By Catherine Norwood
Fish have been promoted as an important source of protein for decades, but the World Aquaculture Society (WAS) has been told that more could be done to promote the additional nutritional benefits of fish and seafood. This was the message from Shakuntala Thilsted, senior nutrition adviser with WorldFish, who was the plenary speaker at the WAS annual conference in May.
The event, held on Jeju Island in South Korea, brought together almost 2500 delegates from 66 countries for four days of presentations and discussions aimed at improving the profitability and sustainability of aquaculture, with the ultimate aim of improving human health.
Shakuntala Thilsted said, with a population of seven billion today, projected to reach eight billion by 2024, there was considerable discussion about how much food would be needed to feed these billions.
“We need to move beyond the quantities of food, to the nutritional value of food, and fish in particular,” she said. “Although there are few dietary guidelines with specific recommendations for fish, we know that fish is important in the diets of humans.”
She said fish is a rich source of multiple nutrients, and essential fats are linked to brain development in children, for cognition particularly during the first 1000 days (gestation to age 24 months).
Along with protein and omega-3 fatty acids, fish and other aquatic animals play an important role in meeting dietary requirements for vitamin A, vitamin B12, riboflavin, vitamin D, vitamin E, and highly bioavailable forms of iron, zinc, calcium and phosphorus.
Her presentation focused particularly on the nutritional needs of children in the first 1000 days of life and of pregnant and breastfeeding women in poor countries, where as little as 50 grams of fish a day could make a significant difference to the health and wellbeing of mother and child.
To increase fish consumption, particularly in poorer countries, year-round local production is needed, although this can include a diverse range of species. Fish products need to be in a form that is culturally acceptable and affordable. In poorer countries they also need to be of a high nutritional value, or nutrient dense, and safe to eat – given potential food-storage issues.
While westernised countries focus on large species such as Atlantic Salmon and Barramundi, in developing communities smaller fish species are more affordable and can be purchased in small quantities and mixed into a dish for sharing – such as a curry dish in Asia, or incorporated into a relish eaten with meats in Africa.

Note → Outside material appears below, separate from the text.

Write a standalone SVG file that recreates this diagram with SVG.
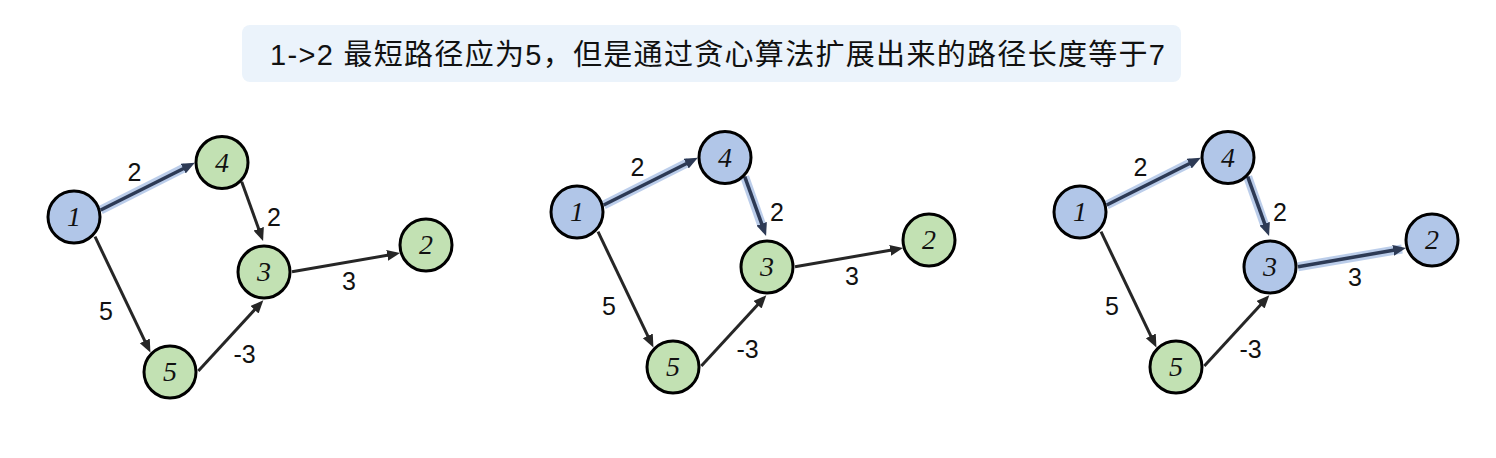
<svg xmlns="http://www.w3.org/2000/svg" width="1496" height="458" viewBox="0 0 1496 458">
<style>
.node circle{stroke:#000;stroke-width:3}
.blue circle{fill:#B1C6E8}
.green circle{fill:#C2E1B3}
.nl{font-family:"Liberation Serif","DejaVu Serif",serif;font-style:italic;font-size:28px;text-anchor:middle;fill:#111}
.el{font-family:"Liberation Sans",Arial,sans-serif;font-size:25px;text-anchor:middle;fill:#111}
.e{fill:none;stroke:#262626;stroke-width:3;marker-end:url(#ah)}
.h{fill:none;stroke:#2D3A55;stroke-width:3.5;marker-end:url(#ahh)}
.band{fill:none;stroke:#B4C8E8;stroke-width:9;opacity:0.9}
</style>
<defs>
<marker id="ah" markerUnits="userSpaceOnUse" markerWidth="15" markerHeight="12" refX="6" refY="5.5" orient="auto">
<path d="M0,0 L13,5.5 L0,11 z" fill="#262626"/>
</marker>
<marker id="ahh" markerUnits="userSpaceOnUse" markerWidth="15" markerHeight="12" refX="6" refY="5.5" orient="auto">
<path d="M0,0 L13,5.5 L0,11 z" fill="#2D3A55"/>
</marker>
</defs>
<g id="title">
<rect x="242" y="25" width="939" height="57" rx="8" fill="#EBF3FB"/>
<text x="270" y="65" font-family="'Liberation Sans','Noto Sans CJK SC',sans-serif" font-size="29" fill="#111" textLength="895" lengthAdjust="spacing">1-&gt;2 最短路径应为5，但是通过贪心算法扩展出来的路径长度等于7</text>
</g>

<!-- Panel 1 -->
<g id="panel1">
<g id="p1-connectors">
<path class="band" d="M100.7,210 L186,167"/>
<path class="h" d="M100.7,210 L188.6,166"/>
<path class="e" d="M241.7,181.7 L260.7,234.4"/>
<path class="e" d="M95,236.7 L147.4,346.3"/>
<path class="e" d="M198.3,371 L258.6,305.4"/>
<path class="e" d="M292,271.7 L393.1,254.3"/>
<text class="el" x="134.5" y="181">2</text>
<text class="el" x="274" y="226">2</text>
<text class="el" x="106" y="320">5</text>
<text class="el" x="244.5" y="363">-3</text>
<text class="el" x="349" y="290">3</text>
</g>
<g id="p1-n1" class="node blue"><circle cx="74" cy="217" r="26"/><text class="nl" x="74" y="226">1</text></g>
<g id="p1-n4" class="node green"><circle cx="222" cy="162.5" r="26"/><text class="nl" x="222" y="171.5">4</text></g>
<g id="p1-n3" class="node green"><circle cx="264" cy="272" r="26"/><text class="nl" x="264" y="281">3</text></g>
<g id="p1-n2" class="node green"><circle cx="426" cy="245" r="26"/><text class="nl" x="426" y="254">2</text></g>
<g id="p1-n5" class="node green"><circle cx="170" cy="372" r="26"/><text class="nl" x="170" y="381">5</text></g>
</g>

<!-- Panel 2 -->
<g id="panel2" transform="translate(503,-5)">
<g id="p2-connectors">
<path class="band" d="M100.7,210 L186,167"/>
<path class="band" d="M241.7,181.7 L259,231"/>
<path class="h" d="M100.7,210 L188.6,166"/>
<path class="h" d="M241.7,181.7 L260.7,234.4"/>
<path class="e" d="M95,236.7 L147.4,346.3"/>
<path class="e" d="M198.3,371 L258.6,305.4"/>
<path class="e" d="M292,271.7 L393.1,254.3"/>
<text class="el" x="134.5" y="181">2</text>
<text class="el" x="274" y="226">2</text>
<text class="el" x="106" y="320">5</text>
<text class="el" x="244.5" y="363">-3</text>
<text class="el" x="349" y="290">3</text>
</g>
<g id="p2-n1" class="node blue"><circle cx="74" cy="217" r="26"/><text class="nl" x="74" y="226">1</text></g>
<g id="p2-n4" class="node blue"><circle cx="222" cy="162.5" r="26"/><text class="nl" x="222" y="171.5">4</text></g>
<g id="p2-n3" class="node green"><circle cx="264" cy="272" r="26"/><text class="nl" x="264" y="281">3</text></g>
<g id="p2-n2" class="node green"><circle cx="426" cy="245" r="26"/><text class="nl" x="426" y="254">2</text></g>
<g id="p2-n5" class="node green"><circle cx="170" cy="372" r="26"/><text class="nl" x="170" y="381">5</text></g>
</g>

<!-- Panel 3 -->
<g id="panel3" transform="translate(1006,-5)">
<g id="p3-connectors">
<path class="band" d="M100.7,210 L186,167"/>
<path class="band" d="M241.7,181.7 L259,231"/>
<path class="band" d="M292,271.7 L396,254"/>
<path class="h" d="M100.7,210 L188.6,166"/>
<path class="h" d="M241.7,181.7 L260.7,234.4"/>
<path class="h" d="M292,271.7 L393.1,254.3"/>
<path class="e" d="M95,236.7 L147.4,346.3"/>
<path class="e" d="M198.3,371 L258.6,305.4"/>
<text class="el" x="134.5" y="181">2</text>
<text class="el" x="274" y="226">2</text>
<text class="el" x="106" y="320">5</text>
<text class="el" x="244.5" y="363">-3</text>
<text class="el" x="349" y="291">3</text>
</g>
<g id="p3-n1" class="node blue"><circle cx="74" cy="217" r="26"/><text class="nl" x="74" y="226">1</text></g>
<g id="p3-n4" class="node blue"><circle cx="222" cy="162.5" r="26"/><text class="nl" x="222" y="171.5">4</text></g>
<g id="p3-n3" class="node blue"><circle cx="264" cy="272" r="26"/><text class="nl" x="264" y="281">3</text></g>
<g id="p3-n2" class="node blue"><circle cx="426" cy="245" r="26"/><text class="nl" x="426" y="254">2</text></g>
<g id="p3-n5" class="node green"><circle cx="170" cy="372" r="26"/><text class="nl" x="170" y="381">5</text></g>
</g>
</svg>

Speaking at a ‘Seafood and Health’ session held later in the conference, Shakuntala Thilsted highlighted the lack of recommended daily intakes for fish, compared with dairy food or eggs. She said perhaps this reflected the cohesive engagement of the dairy and egg sector with health and nutrition issues, and also the investment in these sectors.
Her own research showed that fish could challenge current advice in some areas. This included higher concentrations of calcium in small fish that was more readily used by the body than that provided by the world’s “gold standard” for calcium – milk. She said nutritional analysis for seafood is expensive and more difficult than for terrestrial animals.
The bioavailability of nutrients also requires analysis as well as identifying the levels of nutrients. Among those countries with the best analysis are Denmark, Japan and Australia.
Session chair and member of the Global Initiative for Life and Leadership through Seafood, Roy Palmer said internationally, the lack of nutritional analysis presented a huge gap for aquaculture and fisheries – one he hoped could be addressed by establishing a community of practice, through the World Aquaculture Society, focused on nutritional and health issues.
A loosely based community of practice would allow members from diverse interest groups to work together to share relevant information and respond to issues without the need for formal working groups or committees, he said
Also speaking at the WAS health and wellbeing session was Jillian Fry, director of the US-based Public Health and Sustainable Aquaculture Project at the Johns Hopkins University Center for a Livable Future.
She said while it is possible to produce healthy food, if it is not produced in a sustainable manner then global food security will never happen. “We need to think more about sustainability and expansion at all costs.”
The western diet needs seafood for different reasons than low and middle-income countries. The US diet is high in meat, dairy and eggs – way beyond nutritional needs of these foods.
From a health perspective, seafood provided its own range of nutritional benefits, while also offsetting consumption of other meats, potentially reducing the health risks associated with consuming too much red meat, including cardiovascular disease.
“Seafood has a high role to play in shifting diets to better health and sustainability,” Jillian Fry said.